--- start of MATERIAL FOR THE TASK ---

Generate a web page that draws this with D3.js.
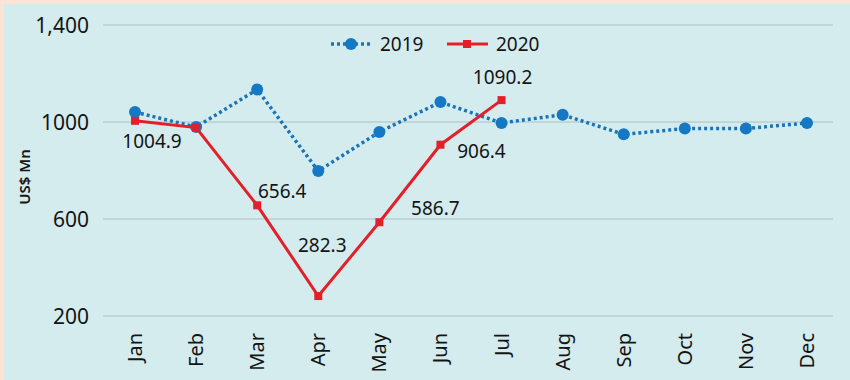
<!DOCTYPE html>
<html>
<head>
<meta charset="utf-8">
<script src="https://cdn.jsdelivr.net/npm/d3@7"></script>
<style>
  body { margin: 0; background: #d5ecef; }
  svg { display: block; font-family: "Noto Sans", "Open Sans", sans-serif; }
</style>
</head>
<body>
<div id="chart"></div>
<script>
// Chart data
var months = ["Jan", "Feb", "Mar", "Apr", "May", "Jun", "Jul", "Aug", "Sep", "Oct", "Nov", "Dec"];
var values2019 = [1041, 979, 1134, 798, 959, 1082, 996, 1030, 949, 973, 973, 996];
var values2020 = [1004.9, 977, 656.4, 282.3, 586.7, 906.4, 1090.2];
var labels2020 = ["1004.9", null, "656.4", "282.3", "586.7", "906.4", "1090.2"];
var yTicks = [200, 600, 1000, 1400];
var yTickText = ["200", "600", "1000", "1,400"];

var width = 850;
var height = 380;

var svg = d3.select("#chart")
  .append("svg")
  .attr("width", width)
  .attr("height", height);

// Background and peach frame
svg.append("rect").attr("width", width).attr("height", height).attr("fill", "#fbe4d5");
svg.append("rect").attr("x", 4).attr("y", 4).attr("width", width - 4).attr("height", height - 4).attr("fill", "#d5ecef");

var xScale = d3.scalePoint()
  .domain(months)
  .range([135, 807]);

var yScale = d3.scaleLinear()
  .domain([200, 1400])
  .range([316, 25]);

// Gridlines
svg.append("g")
  .selectAll("line")
  .data(yTicks)
  .enter()
  .append("line")
  .attr("x1", 103)
  .attr("x2", 833)
  .attr("y1", function(d) { return yScale(d); })
  .attr("y2", function(d) { return yScale(d); })
  .attr("stroke", "#aebfc3")
  .attr("stroke-width", 1.2);

// Y tick labels
svg.append("g")
  .selectAll("text")
  .data(yTicks)
  .enter()
  .append("text")
  .attr("x", 89)
  .attr("y", function(d) { return yScale(d); })
  .attr("dy", "0.36em")
  .attr("text-anchor", "end")
  .attr("font-size", 21)
  .attr("fill", "#141414")
  .text(function(d, i) { return yTickText[i]; });

// Y axis title
svg.append("text")
  .attr("transform", "translate(30,177)rotate(-90)")
  .attr("text-anchor", "middle")
  .attr("font-size", 15)
  .attr("font-weight", 600)
  .attr("fill", "#141414")
  .text("US$ Mn");

// Month labels
svg.append("g")
  .selectAll("text")
  .data(months)
  .enter()
  .append("text")
  .attr("transform", function(d) { return "translate(" + (xScale(d) + 7) + ",333)rotate(-90)"; })
  .attr("text-anchor", "end")
  .attr("font-size", 20)
  .attr("fill", "#141414")
  .text(function(d) { return d; });

var line = d3.line()
  .x(function(d, i) { return xScale(months[i]); })
  .y(function(d) { return yScale(d); });

// 2019 dotted line
svg.append("path")
  .datum(values2019)
  .attr("d", line)
  .attr("fill", "none")
  .attr("stroke", "#1b74b5")
  .attr("stroke-width", 3.5)
  .attr("stroke-dasharray", "3,3");

svg.append("g")
  .selectAll("circle")
  .data(values2019)
  .enter()
  .append("circle")
  .attr("cx", function(d, i) { return xScale(months[i]); })
  .attr("cy", function(d) { return yScale(d); })
  .attr("r", 6)
  .attr("fill", "#1478c4");

// 2020 solid line
svg.append("path")
  .datum(values2020)
  .attr("d", line)
  .attr("fill", "none")
  .attr("stroke", "#e3202a")
  .attr("stroke-width", 3);

svg.append("g")
  .selectAll("rect")
  .data(values2020)
  .enter()
  .append("rect")
  .attr("x", function(d, i) { return xScale(months[i]) - 4; })
  .attr("y", function(d) { return yScale(d) - 4; })
  .attr("width", 8)
  .attr("height", 8)
  .attr("fill", "#e3202a");

// Value labels for 2020 (offset from each point)
var labelOffsets = [[17, 20], null, [25, -14], [4, -51], [56, -14], [41, 6], [1, -23]];
svg.append("g")
  .selectAll("text")
  .data(values2020)
  .enter()
  .filter(function(d, i) { return labels2020[i] !== null; })
  .append("text")
  .attr("x", function(d) { var i = values2020.indexOf(d); return xScale(months[i]) + labelOffsets[i][0]; })
  .attr("y", function(d) { var i = values2020.indexOf(d); return yScale(d) + labelOffsets[i][1]; })
  .attr("dy", "0.36em")
  .attr("text-anchor", "middle")
  .attr("font-size", 19)
  .attr("fill", "#141414")
  .text(function(d) { return labels2020[values2020.indexOf(d)]; });

// Legend
var legend = svg.append("g").attr("transform", "translate(0,44)");
legend.append("line")
  .attr("x1", 331).attr("x2", 371)
  .attr("stroke", "#1b74b5").attr("stroke-width", 3.5).attr("stroke-dasharray", "3,3");
legend.append("circle").attr("cx", 351).attr("cy", 0).attr("r", 6).attr("fill", "#1478c4");
legend.append("text").attr("x", 380).attr("dy", "0.36em").attr("font-size", 19).attr("fill", "#141414").text("2019");
legend.append("line")
  .attr("x1", 447).attr("x2", 488)
  .attr("stroke", "#e3202a").attr("stroke-width", 3);
legend.append("rect").attr("x", 463).attr("y", -4).attr("width", 8).attr("height", 8).attr("fill", "#e3202a");
legend.append("text").attr("x", 496).attr("dy", "0.36em").attr("font-size", 19).attr("fill", "#141414").text("2020");
</script>
</body>
</html>
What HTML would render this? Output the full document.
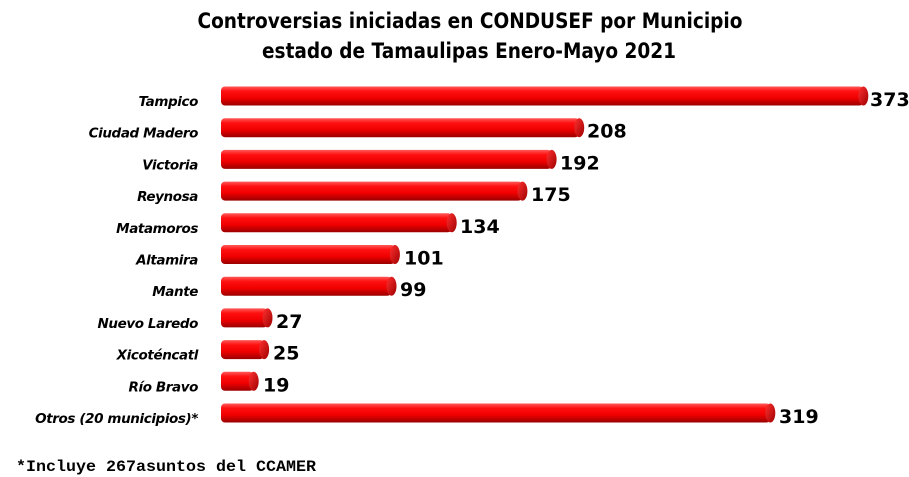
<!DOCTYPE html>
<html><head><meta charset="utf-8"><style>html,body{margin:0;padding:0;background:#fff;}svg{display:block}</style></head>
<body>
<svg width="909" height="477" viewBox="0 0 909 477" xmlns="http://www.w3.org/2000/svg">
<defs>
<linearGradient id="g" x1="0" y1="0" x2="0" y2="1">
<stop offset="0" stop-color="#ff5a5a"/>
<stop offset="0.25" stop-color="#ff1010"/>
<stop offset="0.6" stop-color="#f00000"/>
<stop offset="1" stop-color="#9a0000"/>
</linearGradient>
<linearGradient id="c" x1="0" y1="0" x2="1" y2="1">
<stop offset="0" stop-color="#ff3030"/>
<stop offset="1" stop-color="#a00000"/>
</linearGradient>
</defs>
<g font-family="'DejaVu Sans','Liberation Sans',sans-serif" font-weight="bold" fill="#000" text-anchor="middle">
<text x="470" y="28" font-size="21" textLength="545" lengthAdjust="spacingAndGlyphs">Controversias iniciadas en CONDUSEF por Municipio</text>
<text x="469" y="58" font-size="21" textLength="414" lengthAdjust="spacingAndGlyphs">estado de Tamaulipas Enero-Mayo 2021</text>
</g>
<g fill="url(#g)">
<rect x="221" y="86.5" width="642.3" height="19" rx="4"/>
<rect x="221" y="118.2" width="358.2" height="19" rx="4"/>
<rect x="221" y="149.9" width="330.6" height="19" rx="4"/>
<rect x="221" y="181.6" width="301.4" height="19" rx="4"/>
<rect x="221" y="213.3" width="230.7" height="19" rx="4"/>
<rect x="221" y="245" width="173.9" height="19" rx="4"/>
<rect x="221" y="276.7" width="170.5" height="19" rx="4"/>
<rect x="221" y="308.4" width="46.5" height="19" rx="4"/>
<rect x="221" y="340.1" width="43.1" height="19" rx="4"/>
<rect x="221" y="371.8" width="32.7" height="19" rx="4"/>
<rect x="221" y="403.5" width="549.3" height="19" rx="4"/>
</g>
<g fill="url(#c)">
<ellipse cx="863.3" cy="96" rx="5" ry="9.5"/>
<ellipse cx="579.2" cy="127.7" rx="5" ry="9.5"/>
<ellipse cx="551.6" cy="159.4" rx="5" ry="9.5"/>
<ellipse cx="522.4" cy="191.1" rx="5" ry="9.5"/>
<ellipse cx="451.7" cy="222.8" rx="5" ry="9.5"/>
<ellipse cx="394.9" cy="254.5" rx="5" ry="9.5"/>
<ellipse cx="391.5" cy="286.2" rx="5" ry="9.5"/>
<ellipse cx="267.5" cy="317.9" rx="5" ry="9.5"/>
<ellipse cx="264.1" cy="349.6" rx="5" ry="9.5"/>
<ellipse cx="253.7" cy="381.3" rx="5" ry="9.5"/>
<ellipse cx="770.3" cy="413" rx="5" ry="9.5"/>
</g>
<g font-family="'DejaVu Sans','Liberation Sans',sans-serif" font-weight="bold" font-style="italic" font-size="13.5" letter-spacing="-0.4" text-anchor="end">
<text x="198" y="106">Tampico</text>
<text x="198" y="137.7">Ciudad Madero</text>
<text x="198" y="169.4">Victoria</text>
<text x="198" y="201.1">Reynosa</text>
<text x="198" y="232.8">Matamoros</text>
<text x="198" y="264.5">Altamira</text>
<text x="198" y="296.2">Mante</text>
<text x="198" y="327.9">Nuevo Laredo</text>
<text x="198" y="359.6">Xicoténcatl</text>
<text x="198" y="391.3">Río Bravo</text>
<text x="198" y="423">Otros (20 municipios)*</text>
</g>
<g font-family="'DejaVu Sans','Liberation Sans',sans-serif" font-weight="bold" font-size="19">
<text x="870" y="106">373</text>
<text x="587" y="137.7">208</text>
<text x="560" y="169.4">192</text>
<text x="531" y="201.1">175</text>
<text x="460" y="232.8">134</text>
<text x="404" y="264.5">101</text>
<text x="400" y="296.2">99</text>
<text x="276" y="327.9">27</text>
<text x="273" y="359.6">25</text>
<text x="263" y="391.3">19</text>
<text x="779" y="423">319</text>
</g>
<text x="16" y="471" font-family="'Liberation Mono',monospace" font-weight="bold" font-size="16" textLength="300" lengthAdjust="spacingAndGlyphs">*Incluye 267asuntos del CCAMER</text>
</svg>
</body></html>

--- end of MATERIAL FOR THE TASK ---

Tally the lines of the data that contain the string "this" and report the total alone.

2